Data items >>

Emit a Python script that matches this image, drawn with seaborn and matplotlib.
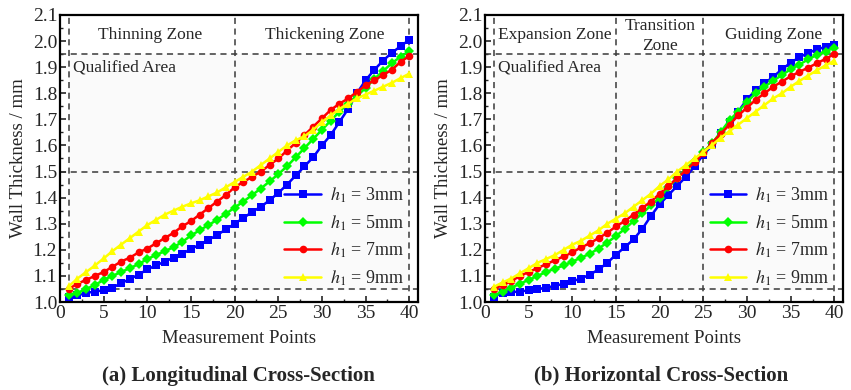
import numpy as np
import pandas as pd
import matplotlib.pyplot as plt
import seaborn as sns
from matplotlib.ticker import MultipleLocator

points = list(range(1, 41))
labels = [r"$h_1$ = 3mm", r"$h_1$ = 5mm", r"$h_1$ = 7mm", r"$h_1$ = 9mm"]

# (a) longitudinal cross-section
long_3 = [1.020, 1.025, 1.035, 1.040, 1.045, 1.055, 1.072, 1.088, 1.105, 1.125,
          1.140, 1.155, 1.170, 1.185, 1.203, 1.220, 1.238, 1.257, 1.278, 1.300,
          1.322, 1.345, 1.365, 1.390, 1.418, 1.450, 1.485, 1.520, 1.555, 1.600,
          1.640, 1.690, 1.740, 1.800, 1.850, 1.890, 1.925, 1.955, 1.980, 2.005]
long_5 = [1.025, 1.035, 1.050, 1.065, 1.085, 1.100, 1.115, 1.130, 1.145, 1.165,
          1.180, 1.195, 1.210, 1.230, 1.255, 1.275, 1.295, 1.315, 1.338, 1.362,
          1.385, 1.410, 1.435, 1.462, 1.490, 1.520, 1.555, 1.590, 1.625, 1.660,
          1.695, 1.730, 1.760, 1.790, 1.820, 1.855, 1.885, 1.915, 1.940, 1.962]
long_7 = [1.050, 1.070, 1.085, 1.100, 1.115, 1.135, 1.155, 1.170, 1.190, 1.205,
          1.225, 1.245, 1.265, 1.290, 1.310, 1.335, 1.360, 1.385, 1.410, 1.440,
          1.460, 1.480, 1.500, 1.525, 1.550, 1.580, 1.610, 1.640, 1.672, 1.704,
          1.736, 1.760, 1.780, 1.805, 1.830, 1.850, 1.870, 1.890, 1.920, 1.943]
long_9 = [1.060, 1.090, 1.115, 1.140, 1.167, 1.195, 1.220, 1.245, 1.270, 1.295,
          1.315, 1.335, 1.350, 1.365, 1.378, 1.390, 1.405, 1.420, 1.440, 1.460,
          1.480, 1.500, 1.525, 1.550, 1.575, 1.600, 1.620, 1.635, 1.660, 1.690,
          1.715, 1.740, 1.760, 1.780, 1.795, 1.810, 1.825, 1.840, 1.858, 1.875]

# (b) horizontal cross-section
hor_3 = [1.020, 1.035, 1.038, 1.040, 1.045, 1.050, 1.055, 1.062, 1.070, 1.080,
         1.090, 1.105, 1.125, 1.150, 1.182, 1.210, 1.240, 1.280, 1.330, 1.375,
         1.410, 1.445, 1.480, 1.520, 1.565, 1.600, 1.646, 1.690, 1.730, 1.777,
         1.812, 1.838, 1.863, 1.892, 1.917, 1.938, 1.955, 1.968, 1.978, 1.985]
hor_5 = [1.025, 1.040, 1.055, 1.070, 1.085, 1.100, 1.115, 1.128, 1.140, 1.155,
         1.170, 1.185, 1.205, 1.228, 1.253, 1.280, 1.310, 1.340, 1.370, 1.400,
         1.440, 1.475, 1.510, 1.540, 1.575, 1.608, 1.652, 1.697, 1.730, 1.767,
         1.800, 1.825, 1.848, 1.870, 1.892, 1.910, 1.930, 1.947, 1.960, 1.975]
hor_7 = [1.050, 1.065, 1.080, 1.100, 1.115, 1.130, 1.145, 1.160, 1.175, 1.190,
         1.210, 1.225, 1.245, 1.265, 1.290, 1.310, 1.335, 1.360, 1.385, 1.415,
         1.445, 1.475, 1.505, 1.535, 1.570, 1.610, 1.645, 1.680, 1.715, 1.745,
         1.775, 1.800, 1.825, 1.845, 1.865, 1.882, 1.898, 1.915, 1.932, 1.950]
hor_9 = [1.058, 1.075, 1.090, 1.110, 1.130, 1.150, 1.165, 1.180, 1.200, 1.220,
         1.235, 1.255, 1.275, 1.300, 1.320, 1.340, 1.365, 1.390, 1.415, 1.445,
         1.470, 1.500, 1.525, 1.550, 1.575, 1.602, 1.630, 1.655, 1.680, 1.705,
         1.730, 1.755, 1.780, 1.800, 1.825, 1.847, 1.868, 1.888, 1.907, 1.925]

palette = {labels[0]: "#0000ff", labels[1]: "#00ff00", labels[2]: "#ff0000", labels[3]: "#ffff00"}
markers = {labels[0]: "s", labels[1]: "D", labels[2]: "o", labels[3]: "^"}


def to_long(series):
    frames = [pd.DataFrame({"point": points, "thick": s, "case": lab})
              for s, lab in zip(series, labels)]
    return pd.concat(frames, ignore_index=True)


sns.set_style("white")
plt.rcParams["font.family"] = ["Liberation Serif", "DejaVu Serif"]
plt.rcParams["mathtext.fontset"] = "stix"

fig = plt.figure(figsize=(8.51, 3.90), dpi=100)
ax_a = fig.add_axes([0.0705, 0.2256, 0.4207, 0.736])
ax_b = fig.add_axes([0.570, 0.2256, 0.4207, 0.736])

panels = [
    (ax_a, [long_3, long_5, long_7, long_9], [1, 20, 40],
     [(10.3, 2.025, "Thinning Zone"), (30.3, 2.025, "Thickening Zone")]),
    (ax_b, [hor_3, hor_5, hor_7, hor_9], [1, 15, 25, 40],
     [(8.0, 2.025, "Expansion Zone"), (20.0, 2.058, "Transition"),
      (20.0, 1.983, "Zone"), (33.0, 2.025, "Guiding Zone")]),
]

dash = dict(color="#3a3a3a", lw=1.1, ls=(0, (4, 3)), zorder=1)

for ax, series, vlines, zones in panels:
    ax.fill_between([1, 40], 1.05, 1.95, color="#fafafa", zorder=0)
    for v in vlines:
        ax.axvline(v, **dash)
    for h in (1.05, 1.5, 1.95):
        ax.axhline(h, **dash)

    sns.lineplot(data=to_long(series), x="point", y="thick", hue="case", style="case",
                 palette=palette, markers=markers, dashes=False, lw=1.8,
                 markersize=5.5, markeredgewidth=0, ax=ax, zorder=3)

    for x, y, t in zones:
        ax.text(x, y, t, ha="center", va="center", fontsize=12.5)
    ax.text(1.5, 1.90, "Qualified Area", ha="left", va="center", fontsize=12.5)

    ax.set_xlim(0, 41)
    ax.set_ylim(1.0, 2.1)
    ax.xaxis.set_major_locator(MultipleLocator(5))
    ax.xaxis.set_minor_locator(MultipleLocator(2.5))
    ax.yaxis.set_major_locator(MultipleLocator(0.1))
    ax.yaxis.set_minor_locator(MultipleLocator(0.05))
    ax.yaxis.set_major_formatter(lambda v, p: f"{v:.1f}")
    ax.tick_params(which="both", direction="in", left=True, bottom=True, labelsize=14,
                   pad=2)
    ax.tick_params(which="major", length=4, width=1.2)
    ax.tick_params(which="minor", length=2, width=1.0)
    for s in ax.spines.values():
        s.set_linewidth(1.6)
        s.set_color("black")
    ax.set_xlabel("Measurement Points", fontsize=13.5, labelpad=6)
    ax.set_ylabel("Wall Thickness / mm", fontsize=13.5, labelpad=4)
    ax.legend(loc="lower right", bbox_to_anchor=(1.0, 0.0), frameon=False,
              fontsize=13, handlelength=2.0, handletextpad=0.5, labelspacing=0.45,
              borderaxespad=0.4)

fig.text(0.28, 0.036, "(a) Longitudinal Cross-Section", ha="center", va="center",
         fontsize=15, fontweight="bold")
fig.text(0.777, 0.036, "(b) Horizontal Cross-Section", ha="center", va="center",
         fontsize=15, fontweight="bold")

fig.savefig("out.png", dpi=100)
---
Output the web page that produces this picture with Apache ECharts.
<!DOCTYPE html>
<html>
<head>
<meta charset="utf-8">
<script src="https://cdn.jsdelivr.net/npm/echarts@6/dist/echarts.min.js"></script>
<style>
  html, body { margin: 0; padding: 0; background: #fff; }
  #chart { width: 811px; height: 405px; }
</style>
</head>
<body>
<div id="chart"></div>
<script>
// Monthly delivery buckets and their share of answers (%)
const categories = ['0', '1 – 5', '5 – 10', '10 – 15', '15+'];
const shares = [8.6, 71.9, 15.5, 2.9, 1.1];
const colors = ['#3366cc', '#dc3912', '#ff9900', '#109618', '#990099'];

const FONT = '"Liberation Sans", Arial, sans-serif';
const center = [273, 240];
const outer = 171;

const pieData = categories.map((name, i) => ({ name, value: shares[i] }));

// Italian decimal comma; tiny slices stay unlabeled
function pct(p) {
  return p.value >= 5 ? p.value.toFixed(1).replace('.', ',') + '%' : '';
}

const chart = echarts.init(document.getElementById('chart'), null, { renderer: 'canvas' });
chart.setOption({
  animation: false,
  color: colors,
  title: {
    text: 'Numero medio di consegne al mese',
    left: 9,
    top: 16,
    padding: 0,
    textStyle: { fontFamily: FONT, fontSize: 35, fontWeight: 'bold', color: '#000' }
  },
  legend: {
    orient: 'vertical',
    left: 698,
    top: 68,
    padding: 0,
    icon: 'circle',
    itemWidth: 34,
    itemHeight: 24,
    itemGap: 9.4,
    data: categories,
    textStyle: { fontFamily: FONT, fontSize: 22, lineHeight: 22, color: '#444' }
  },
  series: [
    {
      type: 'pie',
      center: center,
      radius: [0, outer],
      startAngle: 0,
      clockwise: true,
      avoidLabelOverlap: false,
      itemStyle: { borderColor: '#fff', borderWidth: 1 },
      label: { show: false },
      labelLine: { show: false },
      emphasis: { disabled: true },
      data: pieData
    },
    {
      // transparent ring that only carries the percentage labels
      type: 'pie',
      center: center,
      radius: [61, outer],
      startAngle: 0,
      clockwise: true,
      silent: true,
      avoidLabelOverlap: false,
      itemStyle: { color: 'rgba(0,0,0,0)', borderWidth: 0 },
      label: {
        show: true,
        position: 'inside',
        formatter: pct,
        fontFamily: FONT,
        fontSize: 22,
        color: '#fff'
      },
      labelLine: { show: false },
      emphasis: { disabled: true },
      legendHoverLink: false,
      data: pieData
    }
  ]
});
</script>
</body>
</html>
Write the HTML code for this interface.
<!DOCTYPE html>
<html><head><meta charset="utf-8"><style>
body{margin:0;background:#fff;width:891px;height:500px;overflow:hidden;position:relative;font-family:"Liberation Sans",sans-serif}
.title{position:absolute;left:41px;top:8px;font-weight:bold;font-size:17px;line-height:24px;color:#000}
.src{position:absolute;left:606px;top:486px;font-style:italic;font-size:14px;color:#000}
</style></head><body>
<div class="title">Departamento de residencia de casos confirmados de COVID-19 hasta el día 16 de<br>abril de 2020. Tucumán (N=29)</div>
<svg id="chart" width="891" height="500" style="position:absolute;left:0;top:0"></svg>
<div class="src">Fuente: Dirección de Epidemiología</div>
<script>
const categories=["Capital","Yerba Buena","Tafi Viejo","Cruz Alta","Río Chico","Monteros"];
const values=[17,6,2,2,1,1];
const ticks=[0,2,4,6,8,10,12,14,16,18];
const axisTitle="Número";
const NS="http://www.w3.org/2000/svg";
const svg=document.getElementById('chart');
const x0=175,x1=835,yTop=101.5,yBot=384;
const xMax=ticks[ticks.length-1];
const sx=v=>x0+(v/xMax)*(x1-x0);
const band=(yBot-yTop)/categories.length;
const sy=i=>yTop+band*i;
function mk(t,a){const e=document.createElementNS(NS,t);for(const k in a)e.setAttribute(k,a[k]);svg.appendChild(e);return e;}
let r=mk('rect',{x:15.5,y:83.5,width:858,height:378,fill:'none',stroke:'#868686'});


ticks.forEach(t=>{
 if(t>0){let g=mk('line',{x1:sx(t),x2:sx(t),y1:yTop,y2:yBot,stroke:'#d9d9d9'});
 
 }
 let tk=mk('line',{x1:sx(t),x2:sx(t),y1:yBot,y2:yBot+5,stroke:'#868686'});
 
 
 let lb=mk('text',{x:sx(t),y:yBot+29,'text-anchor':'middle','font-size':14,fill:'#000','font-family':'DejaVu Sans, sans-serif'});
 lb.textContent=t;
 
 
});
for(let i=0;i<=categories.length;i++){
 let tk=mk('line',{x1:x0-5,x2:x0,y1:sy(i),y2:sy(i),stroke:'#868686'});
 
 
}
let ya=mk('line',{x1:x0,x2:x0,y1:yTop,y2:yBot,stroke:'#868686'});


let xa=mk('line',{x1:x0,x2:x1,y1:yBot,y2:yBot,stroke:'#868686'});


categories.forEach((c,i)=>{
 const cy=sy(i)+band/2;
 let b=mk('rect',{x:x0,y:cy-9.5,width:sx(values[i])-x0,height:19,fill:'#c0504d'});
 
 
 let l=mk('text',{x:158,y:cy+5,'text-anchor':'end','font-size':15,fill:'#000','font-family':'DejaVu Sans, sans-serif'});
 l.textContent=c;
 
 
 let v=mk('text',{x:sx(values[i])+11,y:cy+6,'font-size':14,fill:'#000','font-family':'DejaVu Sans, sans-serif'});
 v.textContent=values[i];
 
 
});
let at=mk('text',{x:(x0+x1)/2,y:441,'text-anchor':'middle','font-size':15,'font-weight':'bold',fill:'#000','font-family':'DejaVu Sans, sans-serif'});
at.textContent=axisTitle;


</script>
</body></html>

EXERCISE DETAILS >> Among the entries above, locate the line with "Emit a Python" and the line with "1.840, 1.858, 1.875]". Give those two lines and all lines between them again, exactly, leaving out the pictures.

FINAL RESULT >>
Emit a Python script that matches this image, drawn with seaborn and matplotlib.
import numpy as np
import pandas as pd
import matplotlib.pyplot as plt
import seaborn as sns
from matplotlib.ticker import MultipleLocator

points = list(range(1, 41))
labels = [r"$h_1$ = 3mm", r"$h_1$ = 5mm", r"$h_1$ = 7mm", r"$h_1$ = 9mm"]

# (a) longitudinal cross-section
long_3 = [1.020, 1.025, 1.035, 1.040, 1.045, 1.055, 1.072, 1.088, 1.105, 1.125,
          1.140, 1.155, 1.170, 1.185, 1.203, 1.220, 1.238, 1.257, 1.278, 1.300,
          1.322, 1.345, 1.365, 1.390, 1.418, 1.450, 1.485, 1.520, 1.555, 1.600,
          1.640, 1.690, 1.740, 1.800, 1.850, 1.890, 1.925, 1.955, 1.980, 2.005]
long_5 = [1.025, 1.035, 1.050, 1.065, 1.085, 1.100, 1.115, 1.130, 1.145, 1.165,
          1.180, 1.195, 1.210, 1.230, 1.255, 1.275, 1.295, 1.315, 1.338, 1.362,
          1.385, 1.410, 1.435, 1.462, 1.490, 1.520, 1.555, 1.590, 1.625, 1.660,
          1.695, 1.730, 1.760, 1.790, 1.820, 1.855, 1.885, 1.915, 1.940, 1.962]
long_7 = [1.050, 1.070, 1.085, 1.100, 1.115, 1.135, 1.155, 1.170, 1.190, 1.205,
          1.225, 1.245, 1.265, 1.290, 1.310, 1.335, 1.360, 1.385, 1.410, 1.440,
          1.460, 1.480, 1.500, 1.525, 1.550, 1.580, 1.610, 1.640, 1.672, 1.704,
          1.736, 1.760, 1.780, 1.805, 1.830, 1.850, 1.870, 1.890, 1.920, 1.943]
long_9 = [1.060, 1.090, 1.115, 1.140, 1.167, 1.195, 1.220, 1.245, 1.270, 1.295,
          1.315, 1.335, 1.350, 1.365, 1.378, 1.390, 1.405, 1.420, 1.440, 1.460,
          1.480, 1.500, 1.525, 1.550, 1.575, 1.600, 1.620, 1.635, 1.660, 1.690,
          1.715, 1.740, 1.760, 1.780, 1.795, 1.810, 1.825, 1.840, 1.858, 1.875]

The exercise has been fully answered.